* _Exercise_:
Start at the first line of the material below and retype each line through the one containing "from matplotlib.ticker import FuncFormatter", exactly.

## start Entries shown

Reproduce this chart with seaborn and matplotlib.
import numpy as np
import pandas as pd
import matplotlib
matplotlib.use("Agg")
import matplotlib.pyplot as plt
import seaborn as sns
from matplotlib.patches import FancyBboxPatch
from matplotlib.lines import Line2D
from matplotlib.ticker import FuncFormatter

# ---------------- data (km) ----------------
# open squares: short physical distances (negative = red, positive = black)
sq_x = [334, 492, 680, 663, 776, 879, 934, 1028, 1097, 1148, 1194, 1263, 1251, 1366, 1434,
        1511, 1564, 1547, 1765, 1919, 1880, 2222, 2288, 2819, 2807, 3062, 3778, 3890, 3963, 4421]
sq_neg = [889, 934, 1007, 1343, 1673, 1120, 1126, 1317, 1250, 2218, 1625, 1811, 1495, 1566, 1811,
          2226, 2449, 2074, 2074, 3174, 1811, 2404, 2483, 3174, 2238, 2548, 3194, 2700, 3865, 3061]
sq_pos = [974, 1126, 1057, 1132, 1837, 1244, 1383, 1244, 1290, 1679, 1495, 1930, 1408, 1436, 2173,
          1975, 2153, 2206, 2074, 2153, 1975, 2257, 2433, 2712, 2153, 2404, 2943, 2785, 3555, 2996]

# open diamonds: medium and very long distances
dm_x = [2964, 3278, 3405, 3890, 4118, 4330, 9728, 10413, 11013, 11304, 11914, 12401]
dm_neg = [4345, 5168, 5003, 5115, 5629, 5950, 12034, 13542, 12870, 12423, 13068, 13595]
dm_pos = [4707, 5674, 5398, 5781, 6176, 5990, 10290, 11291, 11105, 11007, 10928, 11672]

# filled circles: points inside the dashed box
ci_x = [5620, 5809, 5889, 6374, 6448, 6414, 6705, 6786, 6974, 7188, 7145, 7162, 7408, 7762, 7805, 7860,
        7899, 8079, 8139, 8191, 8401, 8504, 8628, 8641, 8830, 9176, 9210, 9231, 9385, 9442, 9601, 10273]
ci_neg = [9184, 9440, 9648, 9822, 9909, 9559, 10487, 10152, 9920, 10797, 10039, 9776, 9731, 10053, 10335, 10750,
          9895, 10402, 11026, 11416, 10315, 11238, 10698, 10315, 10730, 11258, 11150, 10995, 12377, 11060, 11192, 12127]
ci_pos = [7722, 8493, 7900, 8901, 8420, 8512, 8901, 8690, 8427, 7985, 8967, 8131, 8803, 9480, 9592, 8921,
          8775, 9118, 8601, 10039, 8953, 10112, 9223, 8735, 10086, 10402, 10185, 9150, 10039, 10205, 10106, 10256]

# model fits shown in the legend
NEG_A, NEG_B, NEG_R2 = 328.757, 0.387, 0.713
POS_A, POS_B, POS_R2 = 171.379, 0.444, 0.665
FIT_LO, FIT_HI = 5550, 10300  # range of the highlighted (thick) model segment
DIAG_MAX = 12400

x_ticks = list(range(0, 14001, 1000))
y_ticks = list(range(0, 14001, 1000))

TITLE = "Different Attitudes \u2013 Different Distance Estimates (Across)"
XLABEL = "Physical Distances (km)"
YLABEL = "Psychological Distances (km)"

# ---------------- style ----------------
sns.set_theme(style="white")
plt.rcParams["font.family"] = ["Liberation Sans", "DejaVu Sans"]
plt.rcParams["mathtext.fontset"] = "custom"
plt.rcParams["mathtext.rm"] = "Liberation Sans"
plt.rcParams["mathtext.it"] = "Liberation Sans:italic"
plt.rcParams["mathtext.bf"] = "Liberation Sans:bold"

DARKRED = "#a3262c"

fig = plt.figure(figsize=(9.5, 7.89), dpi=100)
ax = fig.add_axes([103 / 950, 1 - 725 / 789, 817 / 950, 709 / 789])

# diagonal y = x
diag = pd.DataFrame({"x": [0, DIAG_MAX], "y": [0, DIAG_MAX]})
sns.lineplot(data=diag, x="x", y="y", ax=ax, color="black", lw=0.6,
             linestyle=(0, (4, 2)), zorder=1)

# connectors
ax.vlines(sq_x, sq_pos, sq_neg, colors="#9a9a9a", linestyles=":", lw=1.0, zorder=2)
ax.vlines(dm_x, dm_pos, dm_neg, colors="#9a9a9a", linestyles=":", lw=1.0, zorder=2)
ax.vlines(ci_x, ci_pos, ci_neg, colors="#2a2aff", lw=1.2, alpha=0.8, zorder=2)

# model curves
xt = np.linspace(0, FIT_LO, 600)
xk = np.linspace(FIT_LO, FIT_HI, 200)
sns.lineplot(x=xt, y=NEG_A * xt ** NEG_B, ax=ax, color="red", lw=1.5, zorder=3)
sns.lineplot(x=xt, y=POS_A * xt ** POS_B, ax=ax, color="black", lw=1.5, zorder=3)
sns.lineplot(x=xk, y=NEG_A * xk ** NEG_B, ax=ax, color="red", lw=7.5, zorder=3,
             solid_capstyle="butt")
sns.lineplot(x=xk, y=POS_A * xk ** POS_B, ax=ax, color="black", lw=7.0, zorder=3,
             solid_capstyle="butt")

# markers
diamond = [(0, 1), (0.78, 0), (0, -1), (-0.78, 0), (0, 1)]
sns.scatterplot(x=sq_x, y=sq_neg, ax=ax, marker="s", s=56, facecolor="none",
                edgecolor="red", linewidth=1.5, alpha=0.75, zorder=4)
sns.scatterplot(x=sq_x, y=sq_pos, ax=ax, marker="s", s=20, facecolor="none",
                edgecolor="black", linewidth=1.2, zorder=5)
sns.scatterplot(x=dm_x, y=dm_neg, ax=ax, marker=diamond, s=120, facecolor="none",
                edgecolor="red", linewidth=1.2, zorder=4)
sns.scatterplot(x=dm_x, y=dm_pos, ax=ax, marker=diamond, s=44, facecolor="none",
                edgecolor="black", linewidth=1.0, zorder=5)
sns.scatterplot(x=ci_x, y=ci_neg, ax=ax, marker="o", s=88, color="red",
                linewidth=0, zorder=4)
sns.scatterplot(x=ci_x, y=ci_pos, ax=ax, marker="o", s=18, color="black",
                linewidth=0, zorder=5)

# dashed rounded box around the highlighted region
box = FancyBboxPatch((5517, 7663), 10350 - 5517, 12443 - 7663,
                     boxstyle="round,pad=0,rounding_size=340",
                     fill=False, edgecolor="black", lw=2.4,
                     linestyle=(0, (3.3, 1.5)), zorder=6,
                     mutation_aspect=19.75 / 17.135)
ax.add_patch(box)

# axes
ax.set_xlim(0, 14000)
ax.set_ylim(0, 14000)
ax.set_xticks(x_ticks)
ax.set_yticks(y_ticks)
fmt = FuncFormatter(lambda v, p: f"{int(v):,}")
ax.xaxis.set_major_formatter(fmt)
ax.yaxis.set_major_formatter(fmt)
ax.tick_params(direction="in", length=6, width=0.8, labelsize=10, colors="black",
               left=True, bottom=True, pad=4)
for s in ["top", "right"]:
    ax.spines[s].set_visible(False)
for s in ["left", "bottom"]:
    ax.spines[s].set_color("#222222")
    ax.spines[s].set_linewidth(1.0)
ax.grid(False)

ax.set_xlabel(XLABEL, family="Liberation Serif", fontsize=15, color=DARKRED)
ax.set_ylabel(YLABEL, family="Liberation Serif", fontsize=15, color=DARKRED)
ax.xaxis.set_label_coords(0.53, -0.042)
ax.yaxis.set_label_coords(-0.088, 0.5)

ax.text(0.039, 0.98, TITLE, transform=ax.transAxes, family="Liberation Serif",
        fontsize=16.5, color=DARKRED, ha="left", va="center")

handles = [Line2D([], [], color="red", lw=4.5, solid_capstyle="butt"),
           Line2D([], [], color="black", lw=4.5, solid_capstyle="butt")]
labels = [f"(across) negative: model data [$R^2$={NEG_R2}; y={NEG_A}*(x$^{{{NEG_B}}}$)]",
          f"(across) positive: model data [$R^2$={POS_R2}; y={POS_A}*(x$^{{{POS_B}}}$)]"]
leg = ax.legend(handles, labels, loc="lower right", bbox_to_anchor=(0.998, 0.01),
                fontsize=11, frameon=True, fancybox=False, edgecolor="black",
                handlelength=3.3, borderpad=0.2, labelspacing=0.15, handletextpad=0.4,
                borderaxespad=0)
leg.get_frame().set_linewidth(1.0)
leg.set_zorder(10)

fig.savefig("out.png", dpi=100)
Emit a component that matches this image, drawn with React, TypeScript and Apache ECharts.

## end Entries shown

* _Result_:
Reproduce this chart with seaborn and matplotlib.
import numpy as np
import pandas as pd
import matplotlib
matplotlib.use("Agg")
import matplotlib.pyplot as plt
import seaborn as sns
from matplotlib.patches import FancyBboxPatch
from matplotlib.lines import Line2D
from matplotlib.ticker import FuncFormatter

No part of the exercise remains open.